Take the lines from the top down to and including the one with "0.214, 0.230, 0.227]" and repeat them exactly. Omit images.

───

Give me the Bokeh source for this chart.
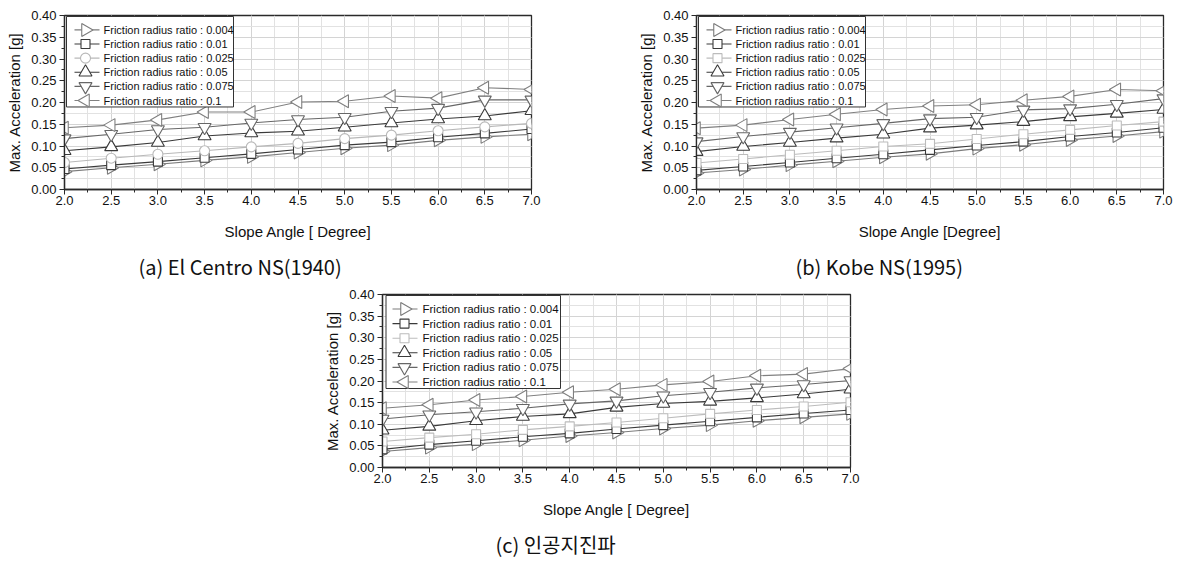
import math
from bokeh.plotting import figure
from bokeh.models import (Title, Range1d, SingleIntervalTicker, NumeralTickFormatter, Spacer)
from bokeh.core.properties import value
from bokeh.layouts import column, row
from bokeh.embed import file_html
from bokeh.resources import INLINE

slope = [2.0, 2.5, 3.0, 3.5, 4.0, 4.5, 5.0, 5.5, 6.0, 6.5, 7.0]
ratios = ["0.004", "0.01", "0.025", "0.05", "0.075", "0.1"]

# (a) El Centro NS(1940)
a_0004 = [0.041, 0.050, 0.058, 0.067, 0.075, 0.085, 0.095, 0.102, 0.113, 0.121, 0.127]
a_001 = [0.047, 0.056, 0.064, 0.073, 0.082, 0.092, 0.102, 0.109, 0.120, 0.129, 0.139]
a_0025 = [0.062, 0.072, 0.081, 0.089, 0.098, 0.106, 0.117, 0.125, 0.135, 0.144, 0.152]
a_005 = [0.089, 0.098, 0.108, 0.123, 0.130, 0.134, 0.143, 0.153, 0.162, 0.169, 0.181]
a_0075 = [0.117, 0.127, 0.138, 0.143, 0.153, 0.161, 0.166, 0.180, 0.187, 0.206, 0.206]
a_01 = [0.142, 0.148, 0.160, 0.178, 0.178, 0.201, 0.203, 0.215, 0.210, 0.234, 0.230]

# (b) Kobe NS(1995)
b_0004 = [0.038, 0.046, 0.056, 0.065, 0.074, 0.082, 0.094, 0.103, 0.114, 0.123, 0.133]
b_001 = [0.044, 0.053, 0.062, 0.072, 0.081, 0.091, 0.101, 0.110, 0.122, 0.131, 0.142]
b_0025 = [0.061, 0.070, 0.080, 0.089, 0.099, 0.105, 0.116, 0.127, 0.137, 0.147, 0.156]
b_005 = [0.087, 0.099, 0.108, 0.118, 0.127, 0.141, 0.148, 0.156, 0.167, 0.175, 0.184]
b_0075 = [0.110, 0.122, 0.132, 0.142, 0.152, 0.163, 0.166, 0.183, 0.186, 0.196, 0.209]
b_01 = [0.141, 0.148, 0.161, 0.173, 0.184, 0.192, 0.195, 0.205, 0.214, 0.230, 0.227]

# (c) artificial earthquake
c_0004 = [0.037, 0.046, 0.054, 0.063, 0.073, 0.081, 0.090, 0.098, 0.108, 0.116, 0.124]
c_001 = [0.042, 0.053, 0.062, 0.071, 0.079, 0.089, 0.098, 0.107, 0.116, 0.125, 0.133]
c_0025 = [0.060, 0.069, 0.077, 0.087, 0.095, 0.104, 0.114, 0.124, 0.133, 0.141, 0.151]
c_005 = [0.086, 0.095, 0.108, 0.118, 0.124, 0.139, 0.148, 0.153, 0.161, 0.170, 0.181]
c_0075 = [0.112, 0.122, 0.129, 0.137, 0.147, 0.154, 0.166, 0.174, 0.184, 0.192, 0.201]
c_01 = [0.137, 0.145, 0.156, 0.164, 0.174, 0.181, 0.191, 0.199, 0.212, 0.216, 0.229]

x_label_a = "Slope Angle [ Degree]"
x_label_b = "Slope Angle [Degree]"
y_label = "Max. Acceleration [g]"
captions = ["(a) El Centro NS(1940)", "(b) Kobe NS(1995)", "(c) 인공지진파"]
legend_labels = ["Friction radius ratio : " + r for r in ratios]

FONT = "Liberation Sans"
CAP_FONT = "Noto Sans CJK KR"
X0, X1, Y0, Y1 = 2.0, 7.0, 0.0, 0.40

# marker style per series: (marker, angle, size, color)
styles_circle = [
    ("triangle", -math.pi / 2, 13, "#7c7c7c"),
    ("square", 0.0, 9, "#3a3a3a"),
    ("circle", 0.0, 10, "#b8b8b8"),
    ("triangle", 0.0, 13, "#3a3a3a"),
    ("inverted_triangle", 0.0, 13, "#676767"),
    ("triangle", math.pi / 2, 13, "#808080"),
]
styles_square = list(styles_circle)
styles_square[2] = ("square", 0.0, 9, "#bcbcbc")


def make_panel(series, styles, xlabel, caption, left_border, width, height,
               top_border, bottom_border, right_border, cap_offset, cap_standoff, leg):
    frame_w = width - left_border - right_border
    frame_h = height - top_border - bottom_border
    dx = (X1 - X0) / frame_w
    dy = (Y1 - Y0) / frame_h

    p = figure(width=width, height=height, output_backend="svg", toolbar_location=None,
               x_range=Range1d(X0, X1), y_range=Range1d(Y0, Y1),
               min_border_left=left_border, min_border_right=right_border,
               min_border_top=top_border, min_border_bottom=bottom_border)
    p.outline_line_color = "#2a2a2a"
    p.outline_line_width = 1.3
    p.background_fill_color = "white"
    p.border_fill_color = "white"

    p.xaxis.ticker = SingleIntervalTicker(interval=0.5, num_minor_ticks=2)
    p.yaxis.ticker = SingleIntervalTicker(interval=0.05, num_minor_ticks=2)
    p.xaxis.formatter = NumeralTickFormatter(format="0.0")
    p.yaxis.formatter = NumeralTickFormatter(format="0.00")
    for ax in (p.xaxis[0], p.yaxis[0]):
        ax.axis_line_color = "#2a2a2a"
        ax.axis_line_width = 1.3
        ax.major_tick_in = 0
        ax.major_tick_out = 5
        ax.minor_tick_in = 0
        ax.minor_tick_out = 3
        ax.major_tick_line_color = "#2a2a2a"
        ax.minor_tick_line_color = "#2a2a2a"
        ax.major_label_text_font = FONT
        ax.major_label_text_font_size = "13px"
        ax.major_label_text_color = "#111111"
        ax.axis_label_text_font = FONT
        ax.axis_label_text_font_size = "15px"
        ax.axis_label_text_font_style = "normal"
        ax.axis_label_text_color = "#111111"
    p.xaxis.axis_label = xlabel
    p.yaxis.axis_label = y_label
    p.xaxis.major_label_standoff = 1
    p.xaxis.axis_label_standoff = 15
    p.yaxis.major_label_standoff = 3
    p.yaxis.axis_label_standoff = 5

    for g in (p.xgrid[0], p.ygrid[0]):
        g.grid_line_color = "#d4d4d4"
        g.grid_line_width = 1
        g.minor_grid_line_color = "#e2e2e2"
        g.minor_grid_line_width = 1

    for ys, (mk, ang, sz, col) in zip(series, styles):
        p.line(slope, ys, line_color=col, line_width=1.1)
        p.scatter(slope, ys, marker=mk, angle=ang, size=sz,
                  line_color=col, fill_color="white", line_width=1.1)

    # legend box drawn from pixel offsets inside the frame (top-left)
    bl, br, bt, bb, row0, rstep, lx0, lx1, mx, tx, fs = leg
    p.quad(left=[X0 + bl * dx], right=[X0 + br * dx],
           top=[Y1 - bt * dy], bottom=[Y1 - bb * dy],
           fill_color="white", line_color="#333333", line_width=1)
    for i, ((mk, ang, sz, col), lab) in enumerate(zip(styles, legend_labels)):
        yy = Y1 - (row0 + i * rstep) * dy
        p.segment(x0=[X0 + lx0 * dx], y0=[yy], x1=[X0 + lx1 * dx], y1=[yy],
                  line_color=col, line_width=1.1)
        p.scatter([X0 + mx * dx], [yy], marker=mk, angle=ang, size=sz,
                  line_color=col, fill_color="white", line_width=1.1)
        p.text([X0 + tx * dx], [yy], text=[lab], text_font=value(FONT),
               text_font_size=fs, text_baseline="middle", text_align="left",
               text_color="#111111")

    t = Title(text=caption, align="left", offset=cap_offset, text_font=CAP_FONT,
              text_font_size="20px", text_font_style="normal", text_color="#111111",
              standoff=cap_standoff)
    p.add_layout(t, "below")
    return p


leg_ab = (2, 169, 1, 92, 14.5, 14.2, 10, 35, 21, 39, "11px")
leg_c = (3.5, 178, 1, 94, 14.5, 14.6, 10, 35, 22, 40, "11.5px")

pa = make_panel([a_0004, a_001, a_0025, a_005, a_0075, a_01], styles_circle, x_label_a,
                captions[0], 64, 600, 288, 14, 99, 69, 74, 15, leg_ab)
pb = make_panel([b_0004, b_001, b_0025, b_005, b_0075, b_01], styles_square, x_label_b,
                captions[1], 96, 576, 288, 15, 98, 13, 99, 15, leg_ab)
pc = make_panel([c_0004, c_001, c_0025, c_005, c_0075, c_01], styles_square, x_label_a,
                captions[2], 64, 600, 278, 6, 99, 68, 113, 15, leg_c)

layout = column(row(pa, pb), row(Spacer(width=318, height=278), pc))

open("out.html", "w").write(file_html(layout, INLINE))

───

### [Problem solution]
Give me the Bokeh source for this chart.
import math
from bokeh.plotting import figure
from bokeh.models import (Title, Range1d, SingleIntervalTicker, NumeralTickFormatter, Spacer)
from bokeh.core.properties import value
from bokeh.layouts import column, row
from bokeh.embed import file_html
from bokeh.resources import INLINE

slope = [2.0, 2.5, 3.0, 3.5, 4.0, 4.5, 5.0, 5.5, 6.0, 6.5, 7.0]
ratios = ["0.004", "0.01", "0.025", "0.05", "0.075", "0.1"]

# (a) El Centro NS(1940)
a_0004 = [0.041, 0.050, 0.058, 0.067, 0.075, 0.085, 0.095, 0.102, 0.113, 0.121, 0.127]
a_001 = [0.047, 0.056, 0.064, 0.073, 0.082, 0.092, 0.102, 0.109, 0.120, 0.129, 0.139]
a_0025 = [0.062, 0.072, 0.081, 0.089, 0.098, 0.106, 0.117, 0.125, 0.135, 0.144, 0.152]
a_005 = [0.089, 0.098, 0.108, 0.123, 0.130, 0.134, 0.143, 0.153, 0.162, 0.169, 0.181]
a_0075 = [0.117, 0.127, 0.138, 0.143, 0.153, 0.161, 0.166, 0.180, 0.187, 0.206, 0.206]
a_01 = [0.142, 0.148, 0.160, 0.178, 0.178, 0.201, 0.203, 0.215, 0.210, 0.234, 0.230]

# (b) Kobe NS(1995)
b_0004 = [0.038, 0.046, 0.056, 0.065, 0.074, 0.082, 0.094, 0.103, 0.114, 0.123, 0.133]
b_001 = [0.044, 0.053, 0.062, 0.072, 0.081, 0.091, 0.101, 0.110, 0.122, 0.131, 0.142]
b_0025 = [0.061, 0.070, 0.080, 0.089, 0.099, 0.105, 0.116, 0.127, 0.137, 0.147, 0.156]
b_005 = [0.087, 0.099, 0.108, 0.118, 0.127, 0.141, 0.148, 0.156, 0.167, 0.175, 0.184]
b_0075 = [0.110, 0.122, 0.132, 0.142, 0.152, 0.163, 0.166, 0.183, 0.186, 0.196, 0.209]
b_01 = [0.141, 0.148, 0.161, 0.173, 0.184, 0.192, 0.195, 0.205, 0.214, 0.230, 0.227]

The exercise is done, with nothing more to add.